Juan Iglesis, a 45 year old Spaniard who had found refuge from the Civil War, is now living just over the border in Pyreneen France with his wife and teenage daughter. It is now November 1939 and once again he is in a country at war but this time he is a neutral foreigner. He needs a pass from the local police station to enable him to travel around the region. 

The purpose of his travelling is stated as 'commerce'; on his wife's pass the purpose is 'food and clothing'.

Saturday, 2 April 2016

A tramway reappears.

A short walk from the site of the future Mackeson Square, a building has been demolished. It used to be called the Old Tram Shed and one could see a railway track running into it from the street. I knew it as a teashop. I believe it latterly became an Indian restaurant.
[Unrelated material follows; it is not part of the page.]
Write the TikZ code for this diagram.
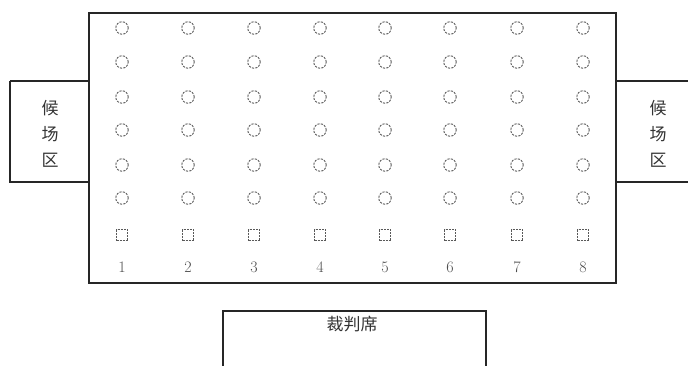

Demolition of the Tram Shed has revealed this brickwork guilloche.
It has now gone and in doing so has revealed its ancestry. It was indeed the old tram shed and the brick building in front of which it stood was the offices and stables for the Folkestone, Hythe and Sandgate tramway. In the nineteenth century railway race to the Continent, the South Eastern Railway was hoping to run its tracks into the port of Folkestone to link with the packet boats sailing to Boulogne. They built the line as far as the Sandgate station but there they were baulked by the refusal of Lord Radnor to allow their tracks to run through his land. A solution was sought by building a tramway along the seafront from Hythe, through Sandgate to the bottom of Sandgate Hill, Folkestone.


The Tram Shed stood at right angles to the left of this building, giving the trams direct access to Red Lion Square.

Underneath the, now residential, building you can see the former stables for the horses which drew the tramcars.